• _Set problem_
Your task is to retype, word for word, the lines from the start of the data through the line holding "add_group(ctrl_values, ctrl_cols, 2, RED)". Do not include the pictures.

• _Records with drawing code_
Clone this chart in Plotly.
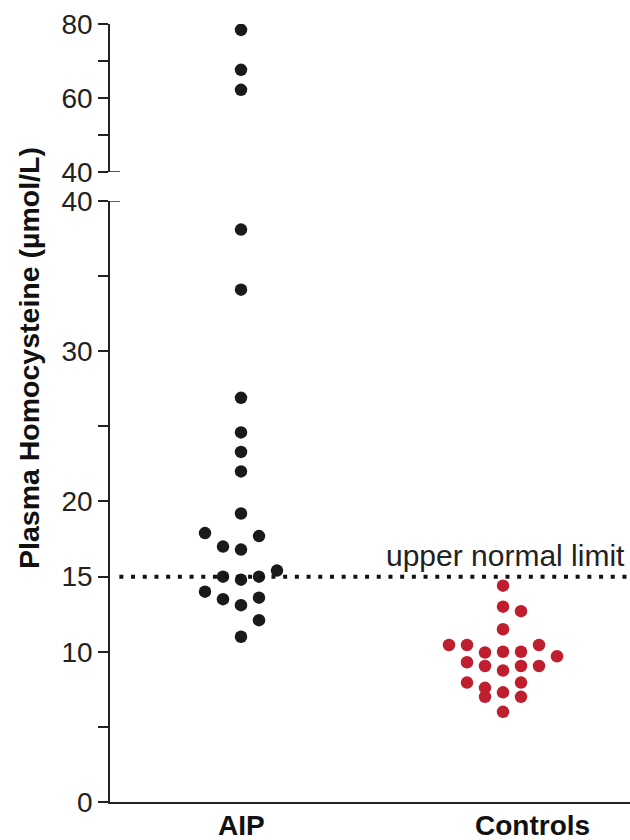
import plotly.graph_objects as go

# ---- data ----
categories = ["AIP", "Controls"]

aip_values = [19.2, 17.9, 17.7, 17.0, 16.8, 15.4, 15.0, 14.8, 15.0, 14.0, 13.5, 13.1,
              13.6, 12.1, 11.0, 22.0, 23.3, 24.6, 26.9, 34.1, 38.1, 62.2, 67.6, 78.4]
aip_cols = [0, -2, 1, -1, 0, 2, -1, 0, 1, -2, -1, 0,
            1, 1, 0, 0, 0, 0, 0, 0, 0, 0, 0, 0]

ctrl_values = [14.4, 13.0, 12.7, 11.5, 10.45, 10.45, 10.45, 9.95, 10.0, 10.0, 9.7, 9.3,
               9.05, 8.75, 9.05, 9.05, 7.95, 7.6, 7.0, 7.3, 7.95, 7.0, 6.0]
ctrl_cols = [0, 0, 1, 0, -3, -2, 2, -1, 0, 1, 3, -2,
             -1, 0, 1, 2, -2, -1, -1, 0, 1, 1, 0]

upper_normal_limit = 15
limit_label = "upper normal limit"
y_title = "Plasma Homocysteine (µmol/L)"

lower_ticks = [0, 5, 10, 15, 20, 25, 30, 35, 40]
lower_ticktext = ["0", "", "10", "15", "20", "", "30", "", "40"]
upper_ticks = [40, 50, 60, 70, 80]
upper_ticktext = ["40", "", "60", "", "80"]

# ---- styling ----
FONT = "Liberation Sans, Arial, sans-serif"
BLACK = "#1a1a1a"
RED = "#BE1E2D"
AXIS = "#222222"
COL_STEP = 0.0687
BREAK = 40

fig = go.Figure()


def add_group(values, cols, pos, color):
    lo_x, lo_y, hi_x, hi_y = [], [], [], []
    for v, c in zip(values, cols):
        x = pos + c * COL_STEP
        if v > BREAK:
            hi_x.append(x); hi_y.append(v)
        else:
            lo_x.append(x); lo_y.append(v)
    marker = dict(size=12.5, color=color, line=dict(width=0))
    fig.add_trace(go.Scatter(x=lo_x, y=lo_y, mode="markers", marker=marker,
                             xaxis="x", yaxis="y", showlegend=False, hoverinfo="y"))
    if hi_y:
        fig.add_trace(go.Scatter(x=hi_x, y=hi_y, mode="markers", marker=marker,
                                 xaxis="x", yaxis="y2", showlegend=False, hoverinfo="y"))


add_group(aip_values, aip_cols, 1, BLACK)
add_group(ctrl_values, ctrl_cols, 2, RED)

common_y = dict(showgrid=False, zeroline=False, showline=True, linecolor=AXIS, linewidth=1.5,
                ticks="outside", ticklen=10, tickwidth=1.5, tickcolor=AXIS,
                tickfont=dict(family=FONT, size=28, color="#222222"), anchor="x")

fig.update_layout(
    width=630, height=840,
    margin=dict(l=110, r=0, t=24, b=38),
    paper_bgcolor="white", plot_bgcolor="white",
    xaxis=dict(range=[0.5, 2.4847], showgrid=False, zeroline=False, showline=True,
               linecolor=AXIS, linewidth=1.5, showticklabels=False, ticks="", anchor="y"),
    yaxis=dict(domain=[0, 0.7725], range=[0, BREAK], tickmode="array",
               tickvals=lower_ticks, ticktext=lower_ticktext, **common_y),
    yaxis2=dict(domain=[0.8098, 1], range=[BREAK, 80], tickmode="array",
                tickvals=upper_ticks, ticktext=upper_ticktext, **common_y),
    showlegend=False,
)

# crossbar at the axis break (inner half of the 40 ticks)
for yref in ["y", "y2"]:
    fig.add_shape(type="line", xref="paper", yref=yref, x0=0, x1=10 / 520,
                  y0=BREAK, y1=BREAK, line=dict(color=AXIS, width=1.5), layer="above")

# dotted upper-normal-limit line
fig.add_shape(type="line", xref="paper", yref="y", x0=0.018, x1=0.997,
              y0=upper_normal_limit, y1=upper_normal_limit,
              line=dict(color="#111111", width=4, dash="4px,7.7px"), layer="above")

fig.add_annotation(text=limit_label, xref="paper", yref="y", x=0.994, y=upper_normal_limit,
                   xanchor="right", yanchor="bottom", yshift=3, showarrow=False,
                   font=dict(family=FONT, size=30, color="#222222"))

# category labels
for i, (cat, shift) in enumerate(zip(categories, [0, 29])):
    fig.add_annotation(text=f"<b>{cat}</b>", xref="x", yref="paper", x=i + 1, y=0,
                       xanchor="center", yanchor="middle", xshift=shift, yshift=-23,
                       showarrow=False, font=dict(family=FONT, size=28, color="#111111"))

# y-axis title
fig.add_annotation(text=f"<b>{y_title}</b>", xref="paper", yref="paper", x=0, y=0.5707,
                   xanchor="center", yanchor="middle", xshift=-81, textangle=-90,
                   showarrow=False, font=dict(family=FONT, size=28.5, color="#111111"))

fig.write_html("out.html")
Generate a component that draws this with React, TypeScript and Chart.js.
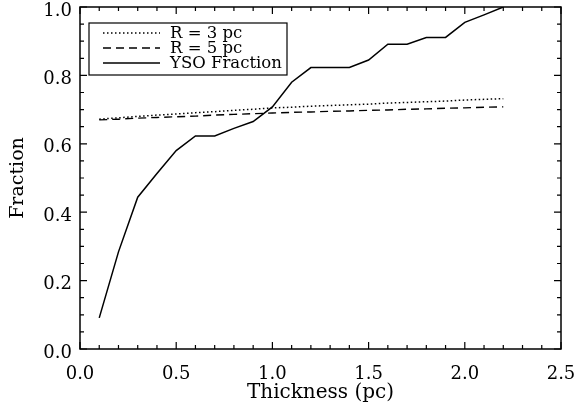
import React, { useEffect, useRef } from "react";
import { Chart, registerables } from "chart.js";

Chart.register(...registerables);

const thickness = [0.1, 0.2, 0.3, 0.4, 0.5, 0.6, 0.7, 0.8, 0.9, 1.0, 1.1, 1.2, 1.3, 1.4, 1.5, 1.6, 1.7, 1.8, 1.9, 2.0, 2.1, 2.2];
const r3pc = [0.672, 0.676, 0.680, 0.684, 0.687, 0.691, 0.694, 0.698, 0.701, 0.705, 0.707, 0.710, 0.712, 0.714, 0.716, 0.719, 0.721, 0.723, 0.725, 0.728, 0.730, 0.732];
const r5pc = [0.670, 0.672, 0.675, 0.677, 0.679, 0.681, 0.684, 0.686, 0.688, 0.690, 0.692, 0.693, 0.695, 0.696, 0.698, 0.699, 0.701, 0.702, 0.704, 0.705, 0.707, 0.708];
const ysoFraction = [0.091, 0.284, 0.444, 0.513, 0.580, 0.623, 0.623, 0.645, 0.665, 0.708, 0.780, 0.823, 0.823, 0.823, 0.845, 0.891, 0.891, 0.911, 0.911, 0.955, 0.977, 1.0];
const seriesLabels = ["R = 3 pc", "R = 5 pc", "YSO Fraction"];
const xTitle = "Thickness (pc)";
const yTitle = "Fraction";

const FONT = "'DejaVu Serif', serif";

const frameAndTicks = {
  id: "frameAndTicks",
  afterDatasetsDraw(chart: any) {
    const { ctx, chartArea, scales } = chart;
    const xs = scales.x;
    const ys = scales.y;
    ctx.save();
    ctx.strokeStyle = "#000";
    ctx.lineWidth = 1.5;
    ctx.setLineDash([]);
    ctx.strokeRect(chartArea.left, chartArea.top, chartArea.right - chartArea.left, chartArea.bottom - chartArea.top);
    ctx.lineWidth = 1.2;
    ctx.beginPath();
    for (let i = 0; i <= 25; i++) {
      const px = xs.getPixelForValue(i / 10);
      const len = i % 5 === 0 ? 7 : 4;
      ctx.moveTo(px, chartArea.bottom);
      ctx.lineTo(px, chartArea.bottom - len);
      ctx.moveTo(px, chartArea.top);
      ctx.lineTo(px, chartArea.top + len);
    }
    for (let j = 0; j <= 20; j++) {
      const py = ys.getPixelForValue(j / 20);
      const len = j % 4 === 0 ? 7 : 4;
      ctx.moveTo(chartArea.left, py);
      ctx.lineTo(chartArea.left + len, py);
      ctx.moveTo(chartArea.right, py);
      ctx.lineTo(chartArea.right - len, py);
    }
    ctx.stroke();

    // legend box
    const bx = chartArea.left + 9;
    const by = chartArea.top + 16;
    const bw = 198;
    const bh = 52;
    ctx.fillStyle = "#fff";
    ctx.fillRect(bx, by, bw, bh);
    ctx.lineWidth = 1.2;
    ctx.strokeRect(bx, by, bw, bh);
    ctx.font = "16.5px " + FONT;
    ctx.textBaseline = "middle";
    ctx.textAlign = "left";
    chart.data.datasets.forEach((ds: any, k: number) => {
      const yy = by + 10 + k * 15;
      ctx.beginPath();
      ctx.lineWidth = ds.borderWidth;
      ctx.setLineDash(ds.borderDash || []);
      ctx.moveTo(bx + 14, yy);
      ctx.lineTo(bx + 71, yy);
      ctx.stroke();
      ctx.setLineDash([]);
      ctx.fillStyle = "#000";
      ctx.fillText(ds.label, bx + 81, yy + 1);
    });
    ctx.restore();
  },
};

function zeroPad(s: any) {
  s.paddingLeft = 0;
  s.paddingRight = 0;
  s.paddingTop = 0;
  s.paddingBottom = 0;
}

export default function App() {
  const ref = useRef<HTMLCanvasElement | null>(null);
  useEffect(() => {
    if (!ref.current) return;
    const chart = new Chart(ref.current, {
      type: "line",
      data: {
        labels: thickness,
        datasets: [
          { label: seriesLabels[0], data: thickness.map((x, i) => ({ x, y: r3pc[i] })), borderColor: "#000", borderWidth: 1.5, borderDash: [1.5, 2.5], pointRadius: 0, fill: false, tension: 0 },
          { label: seriesLabels[1], data: thickness.map((x, i) => ({ x, y: r5pc[i] })), borderColor: "#000", borderWidth: 1.4, borderDash: [8, 5], pointRadius: 0, fill: false, tension: 0 },
          { label: seriesLabels[2], data: thickness.map((x, i) => ({ x, y: ysoFraction[i] })), borderColor: "#000", borderWidth: 1.5, pointRadius: 0, fill: false, tension: 0 },
        ],
      },
      options: {
        responsive: false,
        animation: false,
        layout: { padding: { left: 0, top: 7, right: 16, bottom: 0 } },
        plugins: { legend: { display: false }, tooltip: { enabled: false } },
        scales: {
          x: {
            type: "linear",
            min: 0,
            max: 2.5,
            grid: { display: false, drawTicks: false },
            border: { display: false },
            ticks: {
              stepSize: 0.5,
              padding: 15,
              color: "#000",
              font: { family: FONT, size: 18 },
              maxRotation: 0,
              callback: (v: any) => Number(v).toFixed(1),
            },
            title: { display: true, text: xTitle, color: "#000", font: { family: FONT, size: 20 }, padding: { top: 0, bottom: 3 } },
            afterFit: (s: any) => { s.height = 59; zeroPad(s); },
          },
          y: {
            type: "linear",
            min: 0,
            max: 1,
            grid: { display: false, drawTicks: false },
            border: { display: false },
            ticks: {
              stepSize: 0.2,
              padding: 8,
              labelOffset: 4,
              color: "#000",
              font: { family: FONT, size: 18 },
              callback: (v: any) => Number(v).toFixed(1),
            },
            title: { display: true, text: yTitle, color: "#000", font: { family: FONT, size: 19 }, padding: { top: 7, bottom: 0 } },
            afterFit: (s: any) => { s.width = 80; zeroPad(s); },
          },
        },
      },
      plugins: [frameAndTicks],
    });
    return () => chart.destroy();
  }, []);
  return (
    <div style={{ position: "fixed", left: 0, top: 0, width: 577, height: 408, background: "#fff" }}>
      <canvas ref={ref} width={577} height={408} style={{ width: 577, height: 408 }} />
    </div>
  );
}
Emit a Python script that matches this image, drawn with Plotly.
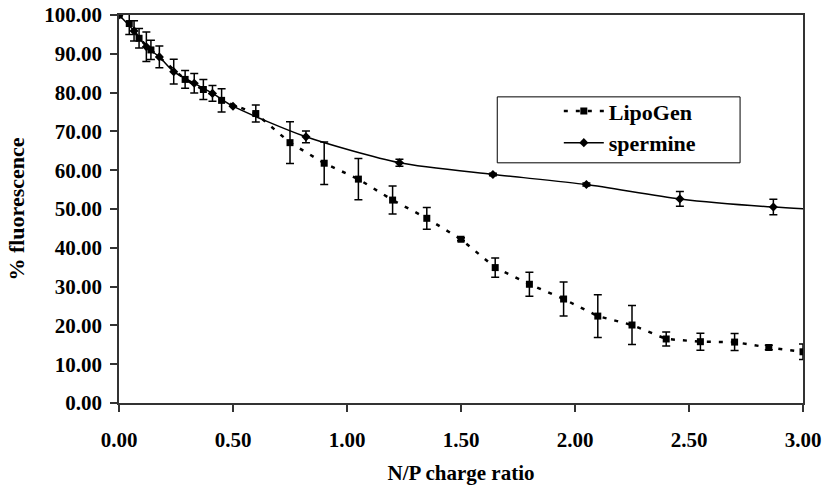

• _Output of the exercise_
Clone this chart in Plotly.
import plotly.graph_objects as go

# ---- data ----
categories = ["AIP", "Controls"]

aip_values = [19.2, 17.9, 17.7, 17.0, 16.8, 15.4, 15.0, 14.8, 15.0, 14.0, 13.5, 13.1,
              13.6, 12.1, 11.0, 22.0, 23.3, 24.6, 26.9, 34.1, 38.1, 62.2, 67.6, 78.4]
aip_cols = [0, -2, 1, -1, 0, 2, -1, 0, 1, -2, -1, 0,
            1, 1, 0, 0, 0, 0, 0, 0, 0, 0, 0, 0]

ctrl_values = [14.4, 13.0, 12.7, 11.5, 10.45, 10.45, 10.45, 9.95, 10.0, 10.0, 9.7, 9.3,
               9.05, 8.75, 9.05, 9.05, 7.95, 7.6, 7.0, 7.3, 7.95, 7.0, 6.0]
ctrl_cols = [0, 0, 1, 0, -3, -2, 2, -1, 0, 1, 3, -2,
             -1, 0, 1, 2, -2, -1, -1, 0, 1, 1, 0]

upper_normal_limit = 15
limit_label = "upper normal limit"
y_title = "Plasma Homocysteine (µmol/L)"

lower_ticks = [0, 5, 10, 15, 20, 25, 30, 35, 40]
lower_ticktext = ["0", "", "10", "15", "20", "", "30", "", "40"]
upper_ticks = [40, 50, 60, 70, 80]
upper_ticktext = ["40", "", "60", "", "80"]

# ---- styling ----
FONT = "Liberation Sans, Arial, sans-serif"
BLACK = "#1a1a1a"
RED = "#BE1E2D"
AXIS = "#222222"
COL_STEP = 0.0687
BREAK = 40

fig = go.Figure()


def add_group(values, cols, pos, color):
    lo_x, lo_y, hi_x, hi_y = [], [], [], []
    for v, c in zip(values, cols):
        x = pos + c * COL_STEP
        if v > BREAK:
            hi_x.append(x); hi_y.append(v)
        else:
            lo_x.append(x); lo_y.append(v)
    marker = dict(size=12.5, color=color, line=dict(width=0))
    fig.add_trace(go.Scatter(x=lo_x, y=lo_y, mode="markers", marker=marker,
                             xaxis="x", yaxis="y", showlegend=False, hoverinfo="y"))
    if hi_y:
        fig.add_trace(go.Scatter(x=hi_x, y=hi_y, mode="markers", marker=marker,
                                 xaxis="x", yaxis="y2", showlegend=False, hoverinfo="y"))


add_group(aip_values, aip_cols, 1, BLACK)
add_group(ctrl_values, ctrl_cols, 2, RED)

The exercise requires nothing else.